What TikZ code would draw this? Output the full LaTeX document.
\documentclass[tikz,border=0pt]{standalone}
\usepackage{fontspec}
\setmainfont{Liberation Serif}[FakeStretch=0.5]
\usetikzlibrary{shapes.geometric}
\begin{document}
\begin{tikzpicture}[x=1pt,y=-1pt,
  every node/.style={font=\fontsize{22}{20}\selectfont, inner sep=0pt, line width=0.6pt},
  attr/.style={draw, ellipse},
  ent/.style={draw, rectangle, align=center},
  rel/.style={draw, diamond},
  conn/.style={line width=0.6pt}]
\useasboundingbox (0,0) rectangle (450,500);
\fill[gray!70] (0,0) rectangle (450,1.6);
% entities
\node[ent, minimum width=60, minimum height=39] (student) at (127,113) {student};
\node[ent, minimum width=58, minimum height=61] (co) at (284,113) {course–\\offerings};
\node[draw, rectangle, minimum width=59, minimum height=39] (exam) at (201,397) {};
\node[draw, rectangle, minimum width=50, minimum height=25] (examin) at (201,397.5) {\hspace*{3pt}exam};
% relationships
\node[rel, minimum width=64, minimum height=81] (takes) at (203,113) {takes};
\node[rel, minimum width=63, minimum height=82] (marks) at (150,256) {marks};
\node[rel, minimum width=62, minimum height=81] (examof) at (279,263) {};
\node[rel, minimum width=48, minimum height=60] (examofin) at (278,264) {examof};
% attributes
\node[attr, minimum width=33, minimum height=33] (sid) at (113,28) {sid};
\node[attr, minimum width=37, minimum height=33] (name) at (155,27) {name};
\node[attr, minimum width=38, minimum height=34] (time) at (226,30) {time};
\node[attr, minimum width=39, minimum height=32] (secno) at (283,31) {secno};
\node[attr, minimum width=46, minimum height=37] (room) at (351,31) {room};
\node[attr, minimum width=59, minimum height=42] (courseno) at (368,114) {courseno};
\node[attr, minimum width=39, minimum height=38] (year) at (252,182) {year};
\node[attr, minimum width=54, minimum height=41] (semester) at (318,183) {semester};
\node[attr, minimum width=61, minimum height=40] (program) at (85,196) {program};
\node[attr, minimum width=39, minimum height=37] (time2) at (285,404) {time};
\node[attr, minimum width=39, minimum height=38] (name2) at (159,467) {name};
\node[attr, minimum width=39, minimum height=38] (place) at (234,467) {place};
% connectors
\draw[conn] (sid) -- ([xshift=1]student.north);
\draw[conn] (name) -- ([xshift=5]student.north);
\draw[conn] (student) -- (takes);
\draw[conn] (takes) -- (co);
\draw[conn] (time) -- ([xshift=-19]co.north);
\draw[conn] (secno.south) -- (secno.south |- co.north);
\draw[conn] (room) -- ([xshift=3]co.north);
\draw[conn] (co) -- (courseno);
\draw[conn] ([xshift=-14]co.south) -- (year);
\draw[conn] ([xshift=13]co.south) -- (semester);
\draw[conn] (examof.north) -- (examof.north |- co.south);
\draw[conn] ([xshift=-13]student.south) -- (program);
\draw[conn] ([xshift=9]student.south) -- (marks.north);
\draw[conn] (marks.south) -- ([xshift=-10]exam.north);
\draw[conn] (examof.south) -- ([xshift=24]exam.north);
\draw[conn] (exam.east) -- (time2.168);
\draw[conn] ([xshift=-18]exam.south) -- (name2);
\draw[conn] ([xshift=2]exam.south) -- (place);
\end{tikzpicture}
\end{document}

▶ [Your objective]: Reproduce the complete data exactly as presented above.

▶ [Result]:
What TikZ code would draw this? Output the full LaTeX document.
\documentclass[tikz,border=0pt]{standalone}
\usepackage{fontspec}
\setmainfont{Liberation Serif}[FakeStretch=0.5]
\usetikzlibrary{shapes.geometric}
\begin{document}
\begin{tikzpicture}[x=1pt,y=-1pt,
  every node/.style={font=\fontsize{22}{20}\selectfont, inner sep=0pt, line width=0.6pt},
  attr/.style={draw, ellipse},
  ent/.style={draw, rectangle, align=center},
  rel/.style={draw, diamond},
  conn/.style={line width=0.6pt}]
\useasboundingbox (0,0) rectangle (450,500);
\fill[gray!70] (0,0) rectangle (450,1.6);
% entities
\node[ent, minimum width=60, minimum height=39] (student) at (127,113) {student};
\node[ent, minimum width=58, minimum height=61] (co) at (284,113) {course–\\offerings};
\node[draw, rectangle, minimum width=59, minimum height=39] (exam) at (201,397) {};
\node[draw, rectangle, minimum width=50, minimum height=25] (examin) at (201,397.5) {\hspace*{3pt}exam};
% relationships
\node[rel, minimum width=64, minimum height=81] (takes) at (203,113) {takes};
\node[rel, minimum width=63, minimum height=82] (marks) at (150,256) {marks};
\node[rel, minimum width=62, minimum height=81] (examof) at (279,263) {};
\node[rel, minimum width=48, minimum height=60] (examofin) at (278,264) {examof};
% attributes
\node[attr, minimum width=33, minimum height=33] (sid) at (113,28) {sid};
\node[attr, minimum width=37, minimum height=33] (name) at (155,27) {name};
\node[attr, minimum width=38, minimum height=34] (time) at (226,30) {time};
\node[attr, minimum width=39, minimum height=32] (secno) at (283,31) {secno};
\node[attr, minimum width=46, minimum height=37] (room) at (351,31) {room};
\node[attr, minimum width=59, minimum height=42] (courseno) at (368,114) {courseno};
\node[attr, minimum width=39, minimum height=38] (year) at (252,182) {year};
\node[attr, minimum width=54, minimum height=41] (semester) at (318,183) {semester};
\node[attr, minimum width=61, minimum height=40] (program) at (85,196) {program};
\node[attr, minimum width=39, minimum height=37] (time2) at (285,404) {time};
\node[attr, minimum width=39, minimum height=38] (name2) at (159,467) {name};
\node[attr, minimum width=39, minimum height=38] (place) at (234,467) {place};
% connectors
\draw[conn] (sid) -- ([xshift=1]student.north);
\draw[conn] (name) -- ([xshift=5]student.north);
\draw[conn] (student) -- (takes);
\draw[conn] (takes) -- (co);
\draw[conn] (time) -- ([xshift=-19]co.north);
\draw[conn] (secno.south) -- (secno.south |- co.north);
\draw[conn] (room) -- ([xshift=3]co.north);
\draw[conn] (co) -- (courseno);
\draw[conn] ([xshift=-14]co.south) -- (year);
\draw[conn] ([xshift=13]co.south) -- (semester);
\draw[conn] (examof.north) -- (examof.north |- co.south);
\draw[conn] ([xshift=-13]student.south) -- (program);
\draw[conn] ([xshift=9]student.south) -- (marks.north);
\draw[conn] (marks.south) -- ([xshift=-10]exam.north);
\draw[conn] (examof.south) -- ([xshift=24]exam.north);
\draw[conn] (exam.east) -- (time2.168);
\draw[conn] ([xshift=-18]exam.south) -- (name2);
\draw[conn] ([xshift=2]exam.south) -- (place);
\end{tikzpicture}
\end{document}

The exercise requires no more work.